Sonunda gerçek oldu; körün fil tarifi, meseleleri ele alış biçimi oldu.
Medyada veya sosyal medyada, sorunu tuttuğu yerden saçmalamak suretiyle tarif etmek, yeni trend…
Büyükşehir 1030 kişiyi işten çıkaracağını açıklayınca, devrimci ruhumuz şahlandı. Vestel iki bin işçiyi işten çıkarıyormuş, devamı da gelecekmiş… Kimin umurunda!
İster iki yüzlü ahlak deyin ister çifte standart… Ben buna, her şeyin ucuzuna teşne olma hali, diyorum.
Özel sektör çalıştırdığı işçi sayısını hızla aşağılara çekmeye başladı. Ekonomik kriz nedeniyle veya yapay zekâ ile üretime geçtiği için… Ama kesin olan şu ki sistem sürekli erör veriyor, istihdam politikaları çıkmaz sokak...
Batı, uzun yıllar kullandığı ucuz iş gücü açığa çıkınca, göçmenlerden kurtulmanın yollarını aramaya başladı. Muhtemelen, iç savaşlar çıkararak bu meseleyi halletmeyi planlıyor.
Kapitalist sistemin tarihsel sonu yaklaştıkça, yeryüzünde kıyamet alametleri çoğalıyor. Sistem dengeden çıktı ve galiba, geri dönüş yok. Ortadoğu’da büyük savaş provası başladı bile…
Gel gör ki, işçi sınıfını var eden koşullar ortadan kalkarken, elinden oyuncağı alınmış çocuk misali ciyak ciyak bağıran devrimcilerin bu mesele üzerine kafa yormaya hiç niyetleri yok.
8 milyar nüfusun dörtte üçü yoksul. Aç insan sayısı bir milyara yaklaşıyor. Ve her gün açlıktan ölen insan sayısı 20 binden fazla. Savaş çıkararak öldürülen insan sayısı belli değil. Dünya’dan insan manzaraları…

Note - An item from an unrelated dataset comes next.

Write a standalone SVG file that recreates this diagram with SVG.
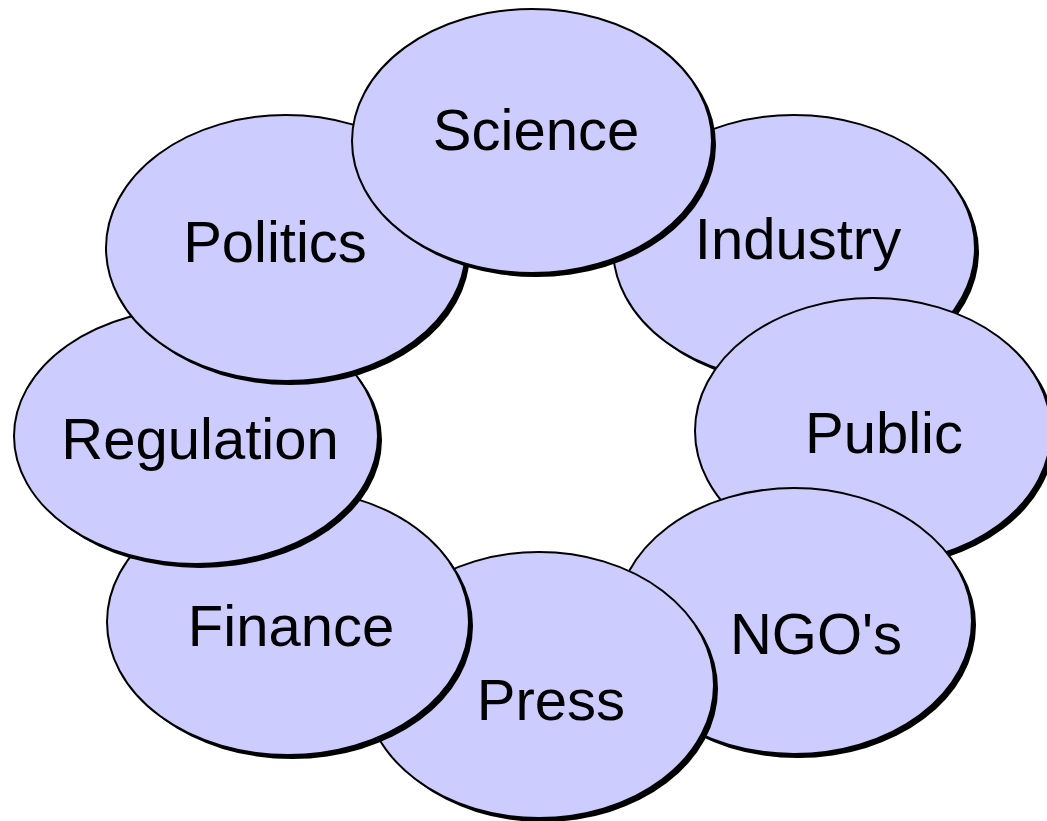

Sistem bütün ahlaki normları tüketmiş. İnsanlığa sadece acı veriyor. Her şeyi tenezzül eden bir yapı, seçilmiş veya atanmış, bütün sığlığı ve ucuzluğuyla insanlığa musallat…
Ne var ki böylesinetrajik insanlık halleri dahi vicdanları ve ortak aklı harekete geçiremiyor. Tükeniş bütün hızıyla sürüyor.
“Ne yapmalı?” Cevabı bilinen fakat gereğini yerine getirecek yürek kimsede olmadığı için bilmezden gelinen sorudur, bu.
Belki de bu yüzden, tükenişin tetiklediği savaş naraları her yerden yükselmeye başladı.